GE and Boeing are already there, and Mitt Romney would have joined them had Newt Gingrich gotten his way.
If you want to talk about taxes and patriotism, then let’s have that conversation. Mitt Romney’s tax plan would cut his already low 13.9% rate even more, while doing almost nothing for nearly 300,000,000 Americans. Is that patriotic?
Barack Obama’s plan to extend the middle class cuts and let the cuts for the rich expire — speaking of Bush’s cuts that expire this year — would almost certainly increase the tax bill for Mitt Romney, Newt Gingrich, Herman Cain, The Walton Family, the Koch brothers, George Soros, and of course Barack Obama.
Is that patriotic, asking people who can easily afford to pay more to do so?

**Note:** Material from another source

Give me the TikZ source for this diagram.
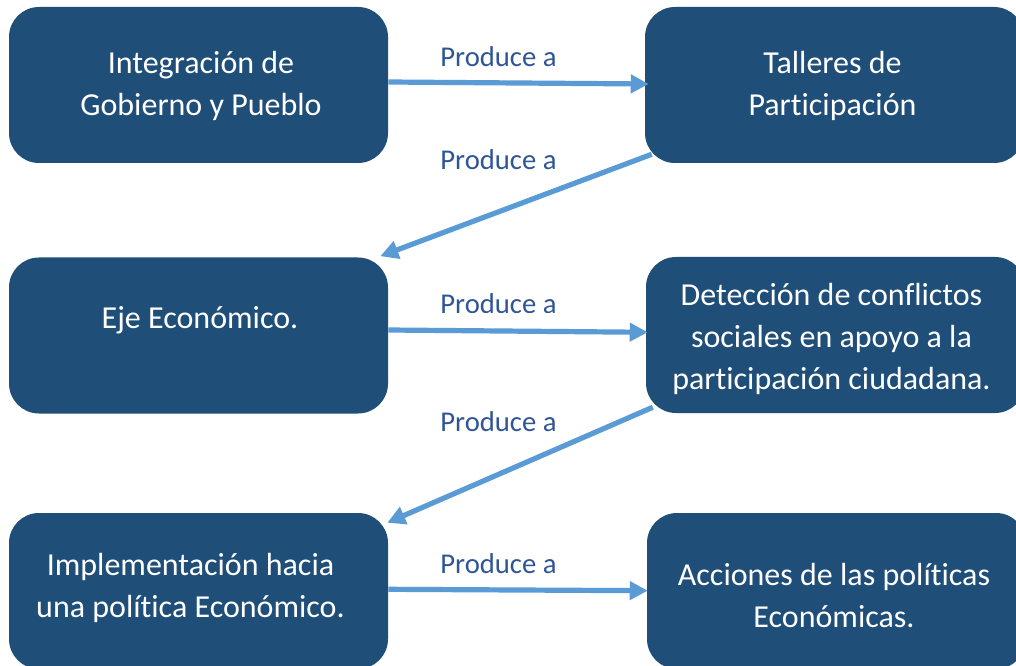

I couldn’t care less, but if you’re going to frame things that way, then the answer almost certainly is yes in the latter case, and no in the former.
What matters most is who needs the cuts the most, and it sure as hell isn’t Warren Buffet, Paris Hilton, and Mitt Romney. If Romney saw his tax rate increase from 13.9% to 35%, where it’s supposed to be, he’ll still have six homes, one of them with a garage that features an elevator for all his cars. Paris Hilton will still be able to jet set around the world in private jets with all her rich friends without having worked a single day in her entire life, both of them living privileged lives that even Kings and Queens never knew.
Give the middle class a 20 point cut for once in their lives and soak the rich for a few years. They can easily afford it, and even doubling their rate to 65% would leave them lower than they were between 1936 and 1981. Hell, just get rid of the capital gains abomination.
I think Ray Dalio will cope just fine.